TASK PROMPT:
Restate the records that follow word for word; no pictures should appear.

# # # #

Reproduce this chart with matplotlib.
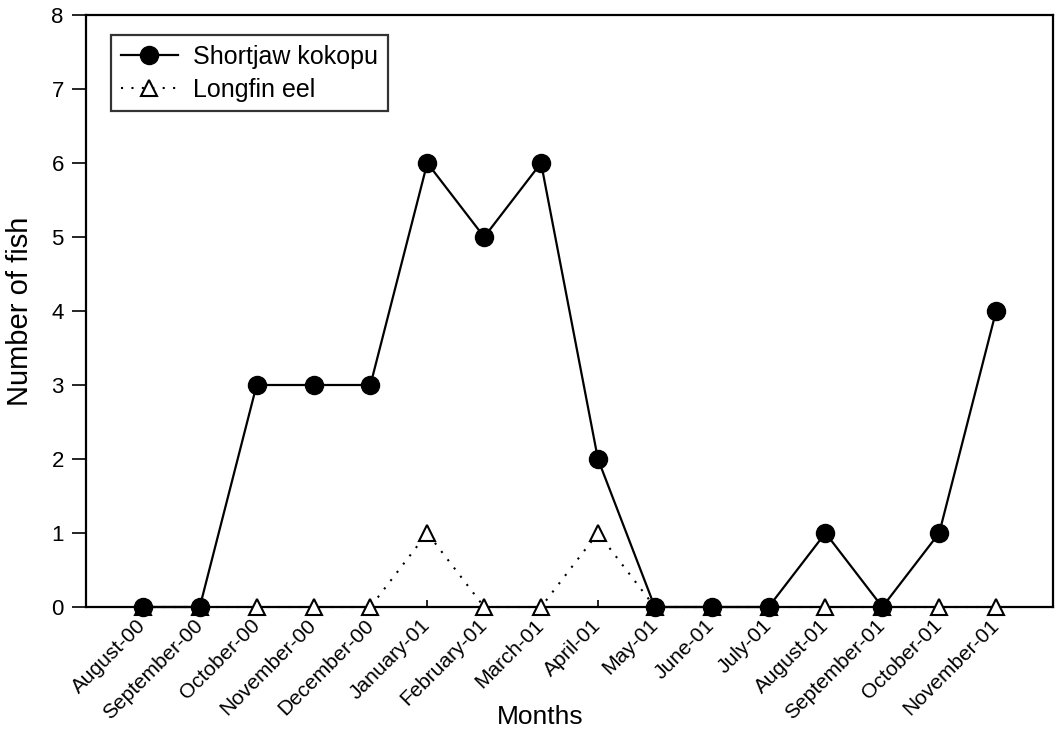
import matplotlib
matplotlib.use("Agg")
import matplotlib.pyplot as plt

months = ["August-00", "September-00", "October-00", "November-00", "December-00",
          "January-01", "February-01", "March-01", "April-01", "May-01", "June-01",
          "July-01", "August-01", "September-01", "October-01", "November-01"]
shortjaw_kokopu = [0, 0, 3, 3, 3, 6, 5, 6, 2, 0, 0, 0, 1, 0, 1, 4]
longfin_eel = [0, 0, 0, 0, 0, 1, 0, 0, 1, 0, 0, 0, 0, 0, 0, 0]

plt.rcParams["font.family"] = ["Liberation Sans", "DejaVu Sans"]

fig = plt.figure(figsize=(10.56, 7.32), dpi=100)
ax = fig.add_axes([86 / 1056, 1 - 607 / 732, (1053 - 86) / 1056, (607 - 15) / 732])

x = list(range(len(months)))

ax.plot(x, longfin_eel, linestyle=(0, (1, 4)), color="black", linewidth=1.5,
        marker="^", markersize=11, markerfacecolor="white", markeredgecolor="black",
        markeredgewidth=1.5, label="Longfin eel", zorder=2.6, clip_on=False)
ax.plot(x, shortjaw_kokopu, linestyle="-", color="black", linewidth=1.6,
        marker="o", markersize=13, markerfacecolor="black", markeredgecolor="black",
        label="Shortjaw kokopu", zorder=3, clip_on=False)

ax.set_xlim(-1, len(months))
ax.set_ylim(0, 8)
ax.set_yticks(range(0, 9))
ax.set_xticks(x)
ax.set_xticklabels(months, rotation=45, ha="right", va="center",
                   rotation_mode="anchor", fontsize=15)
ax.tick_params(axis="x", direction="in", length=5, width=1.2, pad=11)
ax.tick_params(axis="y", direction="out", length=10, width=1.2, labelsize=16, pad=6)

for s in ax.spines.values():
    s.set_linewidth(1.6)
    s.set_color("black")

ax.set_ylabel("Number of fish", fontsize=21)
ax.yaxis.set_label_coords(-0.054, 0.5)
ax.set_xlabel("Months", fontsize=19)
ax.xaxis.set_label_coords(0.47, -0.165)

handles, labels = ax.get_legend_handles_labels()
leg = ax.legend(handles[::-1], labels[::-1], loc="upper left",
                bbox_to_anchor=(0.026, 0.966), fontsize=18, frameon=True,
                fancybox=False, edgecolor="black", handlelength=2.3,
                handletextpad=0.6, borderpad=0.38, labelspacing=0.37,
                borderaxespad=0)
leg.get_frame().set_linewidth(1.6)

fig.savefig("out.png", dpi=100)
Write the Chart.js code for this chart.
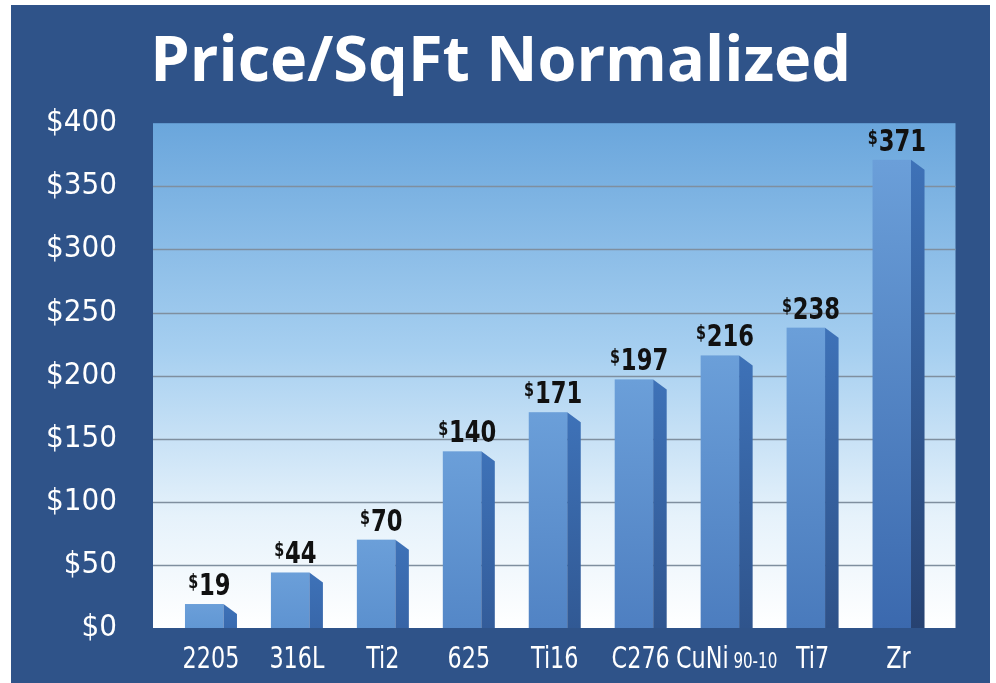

# # # #

ANSWER TO THIS EXERCISE:
Reproduce this chart with matplotlib.
import matplotlib
matplotlib.use("Agg")
import matplotlib.pyplot as plt

months = ["August-00", "September-00", "October-00", "November-00", "December-00",
          "January-01", "February-01", "March-01", "April-01", "May-01", "June-01",
          "July-01", "August-01", "September-01", "October-01", "November-01"]
shortjaw_kokopu = [0, 0, 3, 3, 3, 6, 5, 6, 2, 0, 0, 0, 1, 0, 1, 4]
longfin_eel = [0, 0, 0, 0, 0, 1, 0, 0, 1, 0, 0, 0, 0, 0, 0, 0]

plt.rcParams["font.family"] = ["Liberation Sans", "DejaVu Sans"]

fig = plt.figure(figsize=(10.56, 7.32), dpi=100)
ax = fig.add_axes([86 / 1056, 1 - 607 / 732, (1053 - 86) / 1056, (607 - 15) / 732])

x = list(range(len(months)))

ax.plot(x, longfin_eel, linestyle=(0, (1, 4)), color="black", linewidth=1.5,
        marker="^", markersize=11, markerfacecolor="white", markeredgecolor="black",
        markeredgewidth=1.5, label="Longfin eel", zorder=2.6, clip_on=False)
ax.plot(x, shortjaw_kokopu, linestyle="-", color="black", linewidth=1.6,
        marker="o", markersize=13, markerfacecolor="black", markeredgecolor="black",
        label="Shortjaw kokopu", zorder=3, clip_on=False)

ax.set_xlim(-1, len(months))
ax.set_ylim(0, 8)
ax.set_yticks(range(0, 9))
ax.set_xticks(x)
ax.set_xticklabels(months, rotation=45, ha="right", va="center",
                   rotation_mode="anchor", fontsize=15)
ax.tick_params(axis="x", direction="in", length=5, width=1.2, pad=11)
ax.tick_params(axis="y", direction="out", length=10, width=1.2, labelsize=16, pad=6)

for s in ax.spines.values():
    s.set_linewidth(1.6)
    s.set_color("black")

ax.set_ylabel("Number of fish", fontsize=21)
ax.yaxis.set_label_coords(-0.054, 0.5)
ax.set_xlabel("Months", fontsize=19)
ax.xaxis.set_label_coords(0.47, -0.165)

handles, labels = ax.get_legend_handles_labels()
leg = ax.legend(handles[::-1], labels[::-1], loc="upper left",
                bbox_to_anchor=(0.026, 0.966), fontsize=18, frameon=True,
                fancybox=False, edgecolor="black", handlelength=2.3,
                handletextpad=0.6, borderpad=0.38, labelspacing=0.37,
                borderaxespad=0)
leg.get_frame().set_linewidth(1.6)

fig.savefig("out.png", dpi=100)
Write the Chart.js code for this chart.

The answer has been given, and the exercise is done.